'Pig' Is a Meditative, Melancholy Search for Nic Cage's Best Pig Pal

The man just wants his pig back.

pig nic cage
Neon
Neon

In a small cabin, somewhere in the austere wilderness of the Pacific Northwest, lives a shaggy-haired monosyllabic man (Nicolas Cage) and his smush-faced, red-furred truffle hunter pig (Brandy, understudy Cora). He talks to his pig, he cooks meals for his pig, and he forages with his pig for truffles, the rare, delicious subterranean mushrooms he sells to a prickly upstart truffle distributor (Alex Wolff) who pulls up onto his property in his yellow Camaro once a week.

One evening, the man's pig is stolen by a violent gang, and he vows to do everything he can to bring her back. So begins director Michael Sarnoski's film Pig, which spins a meditative, emotional tale of companionship and acceptance of loss around a subdued performance from Cage, the likes of which haven't been seen in a very long time.

Cage plays Rob, full name Robin Feld, a former master chef who traded in his toque in exchange for solitude after a mysterious tragedy upended his world and made him give up the restaurateur life forever. John Wick-like, he reluctantly returns to Portland in search of his stolen pig, leaving wide eyes and silenced conversations in his wake as he stops by his old haunts, scrawling his name onto the board at a chef fight club and dropping it after sitting down at tables in restaurants of former rivals. The world built in all of these little details is so immediately believable: This guy used to be, and perhaps still is, a big deal.
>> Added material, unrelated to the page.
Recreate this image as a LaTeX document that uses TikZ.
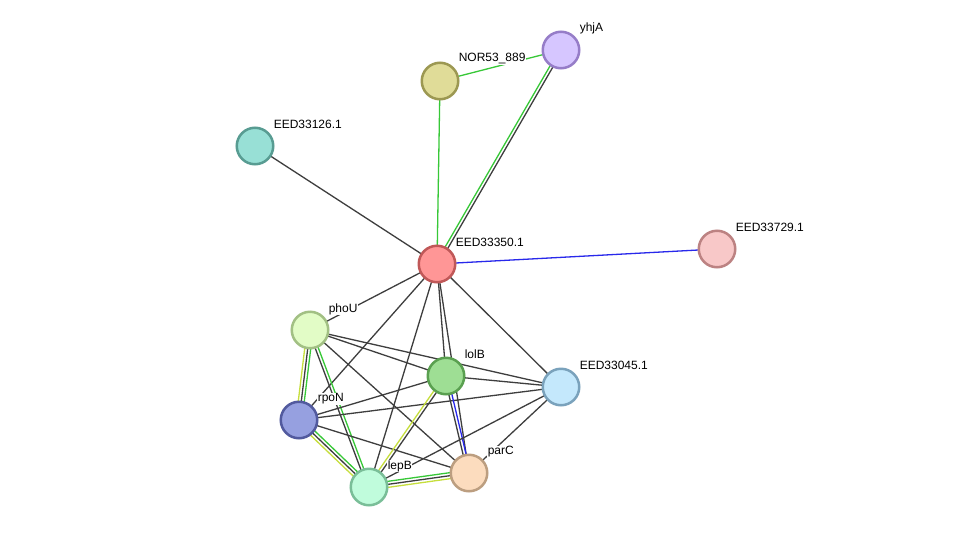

In between all these moments, a companionship of sorts forms between Rob and Amir (Wolff) as Amir ferries Rob around the city in his bright yellow sports car, discussing everything from Amir's strained relationship with his intimidating chef father to the earthquake and accompanying tsunami that will one day level Portland and the surrounding woods (itself the subject of a viral New Yorker article from 2015). Rob's relationship with food—one based on the tiniest of knowledges, like levels of tannins in persimmons and finding truffles by just looking at the trees themselves—is contrasted with the exhausting compulsion by some modern "cutting edge" restaurants to turn the simple act of cooking into a maze of unfulfilling small plates accompanied by descriptions full of bullshit. "I remember every meal I ever cooked," Rob says, moments after reminding a successful chef that what he really wanted to do, once, was open a pub.

The movie also looks gorgeous: the interiors of wide-windowed apartments are shot with as much care as the dingy spaces of a clapboard cabin, the camera lingering on eerie shots of enormous trees, or flour lightly misting through the air and falling onto the snout of a pig. Pig is as moody and deliberate as its protagonist, owing less to a straightforward thriller like Taken and more to the myth of Orpheus and Eurydice, a journey into the underworld on faith alone, in which love is tested, harsh truths are revealed, and heartbreak is inevitable.